▶ What the task asks: Pictures must not be retyped. Return exactly the lines from the one with "Write the seaborn" through the one with "35.2, 70.4, 100]", both included, and no others.

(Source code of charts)
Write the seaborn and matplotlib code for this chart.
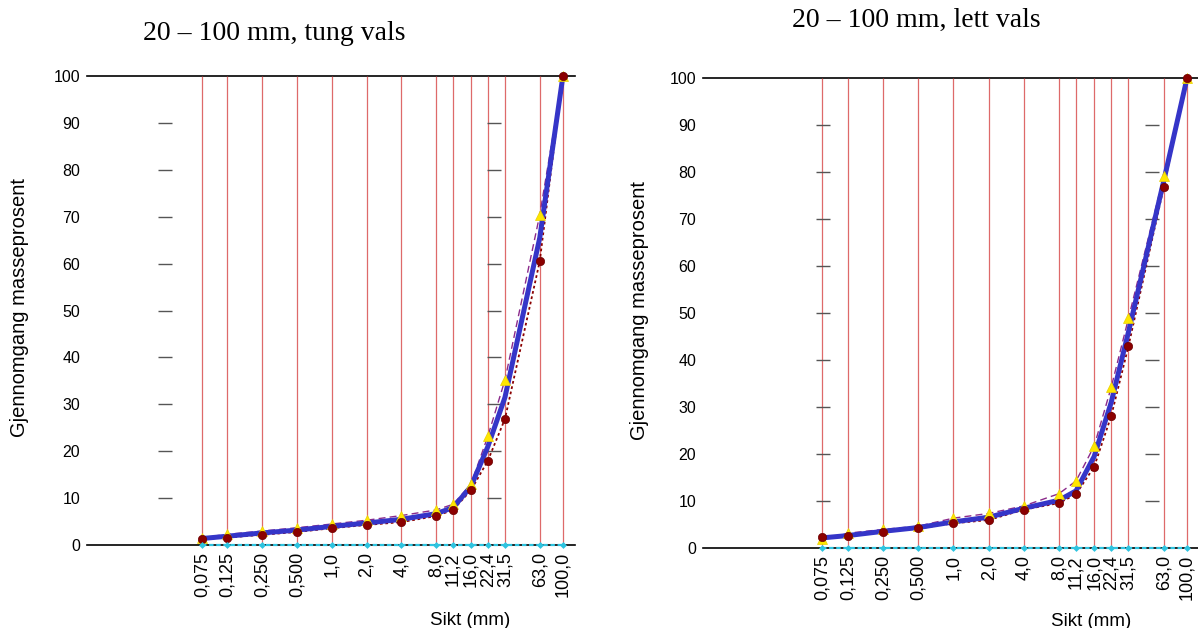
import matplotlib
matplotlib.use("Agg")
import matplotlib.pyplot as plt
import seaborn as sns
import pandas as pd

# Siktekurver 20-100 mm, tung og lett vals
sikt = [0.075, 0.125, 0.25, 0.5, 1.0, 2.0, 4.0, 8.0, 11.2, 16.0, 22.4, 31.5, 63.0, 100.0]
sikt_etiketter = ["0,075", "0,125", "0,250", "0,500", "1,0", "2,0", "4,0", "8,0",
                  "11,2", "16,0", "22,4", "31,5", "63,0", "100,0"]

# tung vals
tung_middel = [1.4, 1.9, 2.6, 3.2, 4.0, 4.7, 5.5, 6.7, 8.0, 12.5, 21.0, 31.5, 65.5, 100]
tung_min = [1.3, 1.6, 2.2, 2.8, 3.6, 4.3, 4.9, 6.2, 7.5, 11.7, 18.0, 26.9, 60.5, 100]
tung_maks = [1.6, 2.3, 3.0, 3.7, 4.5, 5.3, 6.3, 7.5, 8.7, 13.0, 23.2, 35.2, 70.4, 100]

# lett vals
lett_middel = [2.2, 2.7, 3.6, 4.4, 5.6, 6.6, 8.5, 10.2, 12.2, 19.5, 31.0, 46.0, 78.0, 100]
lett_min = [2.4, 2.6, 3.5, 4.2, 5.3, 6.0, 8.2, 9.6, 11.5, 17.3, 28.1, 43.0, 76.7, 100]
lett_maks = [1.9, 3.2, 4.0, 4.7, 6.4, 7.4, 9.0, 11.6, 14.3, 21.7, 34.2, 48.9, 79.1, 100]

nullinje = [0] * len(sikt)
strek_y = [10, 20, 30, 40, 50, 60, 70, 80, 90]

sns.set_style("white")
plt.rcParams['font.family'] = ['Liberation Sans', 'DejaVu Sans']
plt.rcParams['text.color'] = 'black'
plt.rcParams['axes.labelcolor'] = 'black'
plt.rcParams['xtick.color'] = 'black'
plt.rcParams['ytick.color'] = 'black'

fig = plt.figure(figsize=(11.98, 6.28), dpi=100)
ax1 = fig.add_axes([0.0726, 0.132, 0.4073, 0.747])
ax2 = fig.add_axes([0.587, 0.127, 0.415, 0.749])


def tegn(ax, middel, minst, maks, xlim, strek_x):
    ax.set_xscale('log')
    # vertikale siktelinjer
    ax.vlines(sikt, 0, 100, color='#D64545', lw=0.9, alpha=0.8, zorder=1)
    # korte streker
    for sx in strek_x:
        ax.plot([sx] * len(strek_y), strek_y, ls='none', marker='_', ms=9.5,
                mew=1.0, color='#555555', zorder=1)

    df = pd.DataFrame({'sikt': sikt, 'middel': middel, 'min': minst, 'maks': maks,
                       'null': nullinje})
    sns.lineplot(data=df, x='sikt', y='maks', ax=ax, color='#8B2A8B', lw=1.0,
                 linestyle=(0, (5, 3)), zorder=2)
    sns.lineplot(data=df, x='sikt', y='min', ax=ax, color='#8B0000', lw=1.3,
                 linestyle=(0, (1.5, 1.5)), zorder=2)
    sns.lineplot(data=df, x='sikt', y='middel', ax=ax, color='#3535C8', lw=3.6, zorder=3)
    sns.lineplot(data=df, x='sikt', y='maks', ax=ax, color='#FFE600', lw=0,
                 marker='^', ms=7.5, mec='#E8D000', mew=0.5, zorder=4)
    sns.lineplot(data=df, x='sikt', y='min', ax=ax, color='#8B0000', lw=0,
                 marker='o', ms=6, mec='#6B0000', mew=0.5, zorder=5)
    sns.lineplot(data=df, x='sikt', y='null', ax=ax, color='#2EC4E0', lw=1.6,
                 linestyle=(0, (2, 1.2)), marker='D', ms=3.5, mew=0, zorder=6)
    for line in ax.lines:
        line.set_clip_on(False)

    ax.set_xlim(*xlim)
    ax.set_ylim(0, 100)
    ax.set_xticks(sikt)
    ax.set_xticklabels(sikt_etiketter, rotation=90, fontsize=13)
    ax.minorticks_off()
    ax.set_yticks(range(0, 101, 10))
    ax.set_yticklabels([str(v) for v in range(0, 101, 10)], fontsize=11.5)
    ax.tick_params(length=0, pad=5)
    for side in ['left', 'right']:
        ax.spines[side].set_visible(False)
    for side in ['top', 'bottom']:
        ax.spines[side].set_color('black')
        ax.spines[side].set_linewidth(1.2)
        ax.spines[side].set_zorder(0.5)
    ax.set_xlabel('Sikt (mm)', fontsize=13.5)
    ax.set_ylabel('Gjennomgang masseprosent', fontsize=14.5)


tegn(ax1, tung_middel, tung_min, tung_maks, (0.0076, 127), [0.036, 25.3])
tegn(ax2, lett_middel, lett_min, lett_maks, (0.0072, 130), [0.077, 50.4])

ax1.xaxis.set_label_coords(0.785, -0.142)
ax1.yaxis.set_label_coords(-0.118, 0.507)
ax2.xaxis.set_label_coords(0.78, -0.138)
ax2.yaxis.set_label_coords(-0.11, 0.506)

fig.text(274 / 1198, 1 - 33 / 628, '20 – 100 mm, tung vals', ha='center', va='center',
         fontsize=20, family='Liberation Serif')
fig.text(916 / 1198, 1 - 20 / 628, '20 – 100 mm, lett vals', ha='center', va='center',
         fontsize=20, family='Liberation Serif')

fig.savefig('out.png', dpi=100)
* * *
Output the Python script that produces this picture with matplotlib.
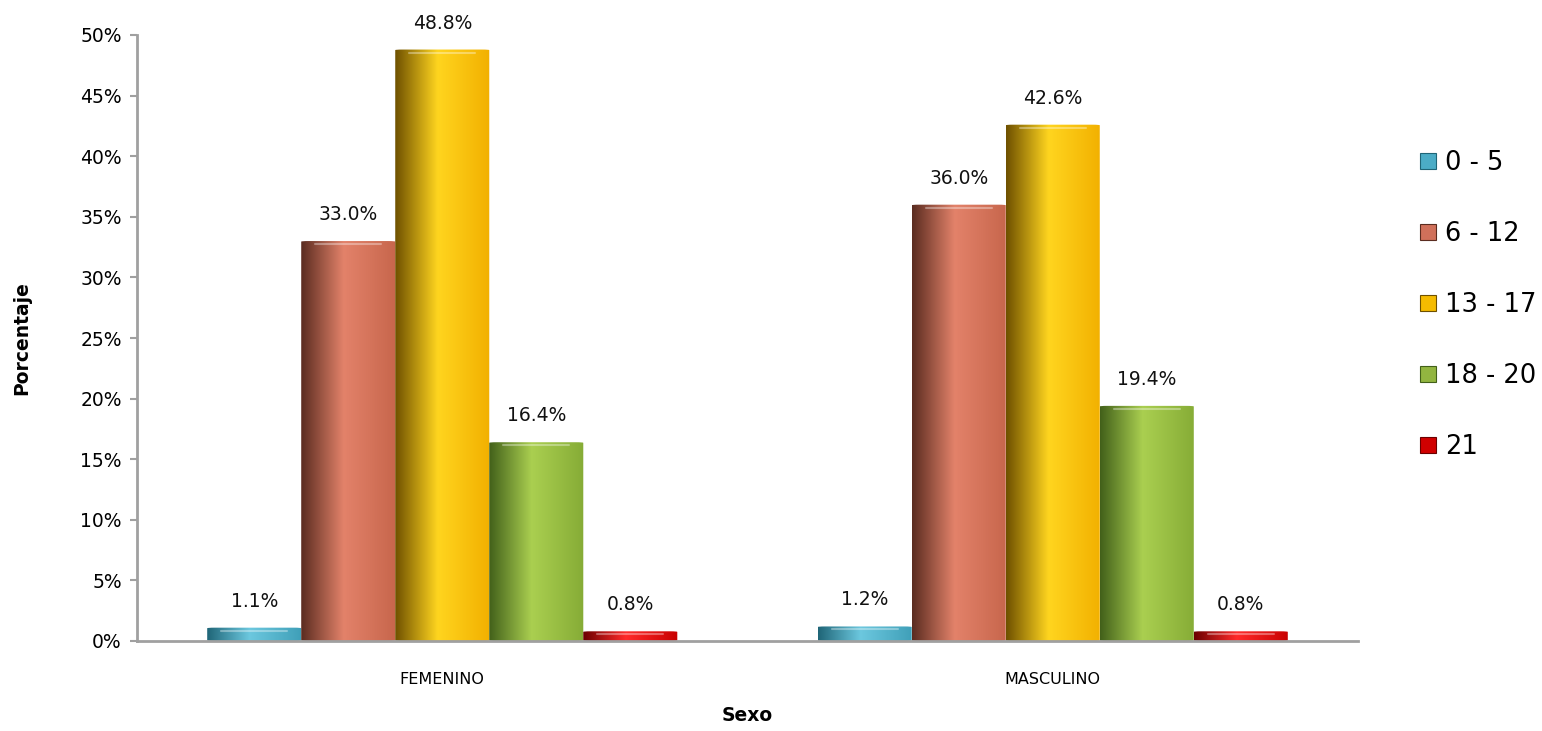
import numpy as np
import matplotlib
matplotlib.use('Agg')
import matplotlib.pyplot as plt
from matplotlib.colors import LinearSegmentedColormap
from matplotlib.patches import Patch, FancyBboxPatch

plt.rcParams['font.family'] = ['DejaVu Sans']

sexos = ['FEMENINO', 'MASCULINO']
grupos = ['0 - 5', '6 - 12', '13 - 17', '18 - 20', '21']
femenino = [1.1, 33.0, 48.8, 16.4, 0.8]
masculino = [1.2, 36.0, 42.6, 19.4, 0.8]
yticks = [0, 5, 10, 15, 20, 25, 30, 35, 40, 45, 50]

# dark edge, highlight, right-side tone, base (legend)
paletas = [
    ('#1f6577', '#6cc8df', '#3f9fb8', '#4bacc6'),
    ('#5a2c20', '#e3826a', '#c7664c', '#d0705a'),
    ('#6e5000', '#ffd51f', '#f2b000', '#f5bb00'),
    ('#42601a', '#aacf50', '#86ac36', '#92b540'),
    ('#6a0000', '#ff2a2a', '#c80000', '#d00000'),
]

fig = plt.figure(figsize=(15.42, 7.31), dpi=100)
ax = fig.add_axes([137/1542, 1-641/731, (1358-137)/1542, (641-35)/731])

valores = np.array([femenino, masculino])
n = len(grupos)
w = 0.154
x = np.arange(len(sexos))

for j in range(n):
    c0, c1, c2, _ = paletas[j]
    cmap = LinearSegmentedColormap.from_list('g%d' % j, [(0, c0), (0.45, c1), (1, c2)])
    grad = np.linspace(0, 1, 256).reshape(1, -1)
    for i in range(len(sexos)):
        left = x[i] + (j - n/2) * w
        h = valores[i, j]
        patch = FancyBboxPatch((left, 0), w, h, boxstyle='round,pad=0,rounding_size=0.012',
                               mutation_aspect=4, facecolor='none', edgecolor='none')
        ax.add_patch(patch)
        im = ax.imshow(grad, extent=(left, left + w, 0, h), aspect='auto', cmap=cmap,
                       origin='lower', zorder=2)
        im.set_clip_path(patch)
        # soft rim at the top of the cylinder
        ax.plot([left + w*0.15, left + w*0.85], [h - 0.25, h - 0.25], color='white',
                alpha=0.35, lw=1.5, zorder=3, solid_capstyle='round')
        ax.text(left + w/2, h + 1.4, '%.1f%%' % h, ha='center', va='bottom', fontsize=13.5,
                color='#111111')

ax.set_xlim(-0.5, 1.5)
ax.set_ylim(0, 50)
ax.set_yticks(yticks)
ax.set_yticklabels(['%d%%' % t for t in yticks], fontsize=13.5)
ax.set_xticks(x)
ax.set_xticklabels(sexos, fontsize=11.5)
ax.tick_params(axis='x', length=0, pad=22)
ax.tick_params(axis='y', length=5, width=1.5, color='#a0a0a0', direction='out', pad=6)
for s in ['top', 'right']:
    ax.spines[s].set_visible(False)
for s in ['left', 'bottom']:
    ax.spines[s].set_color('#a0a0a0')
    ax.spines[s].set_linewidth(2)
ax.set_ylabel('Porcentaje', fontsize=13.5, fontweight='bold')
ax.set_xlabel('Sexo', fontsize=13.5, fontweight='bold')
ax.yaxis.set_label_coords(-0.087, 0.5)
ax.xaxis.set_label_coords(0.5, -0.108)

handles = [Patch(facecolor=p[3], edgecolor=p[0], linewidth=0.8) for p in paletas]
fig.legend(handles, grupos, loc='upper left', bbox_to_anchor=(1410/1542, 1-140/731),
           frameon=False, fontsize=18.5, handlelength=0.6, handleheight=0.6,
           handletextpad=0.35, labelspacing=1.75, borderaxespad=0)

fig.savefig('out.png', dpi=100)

▶ Finished answer:
Write the seaborn and matplotlib code for this chart.
import matplotlib
matplotlib.use("Agg")
import matplotlib.pyplot as plt
import seaborn as sns
import pandas as pd

# Siktekurver 20-100 mm, tung og lett vals
sikt = [0.075, 0.125, 0.25, 0.5, 1.0, 2.0, 4.0, 8.0, 11.2, 16.0, 22.4, 31.5, 63.0, 100.0]
sikt_etiketter = ["0,075", "0,125", "0,250", "0,500", "1,0", "2,0", "4,0", "8,0",
                  "11,2", "16,0", "22,4", "31,5", "63,0", "100,0"]

# tung vals
tung_middel = [1.4, 1.9, 2.6, 3.2, 4.0, 4.7, 5.5, 6.7, 8.0, 12.5, 21.0, 31.5, 65.5, 100]
tung_min = [1.3, 1.6, 2.2, 2.8, 3.6, 4.3, 4.9, 6.2, 7.5, 11.7, 18.0, 26.9, 60.5, 100]
tung_maks = [1.6, 2.3, 3.0, 3.7, 4.5, 5.3, 6.3, 7.5, 8.7, 13.0, 23.2, 35.2, 70.4, 100]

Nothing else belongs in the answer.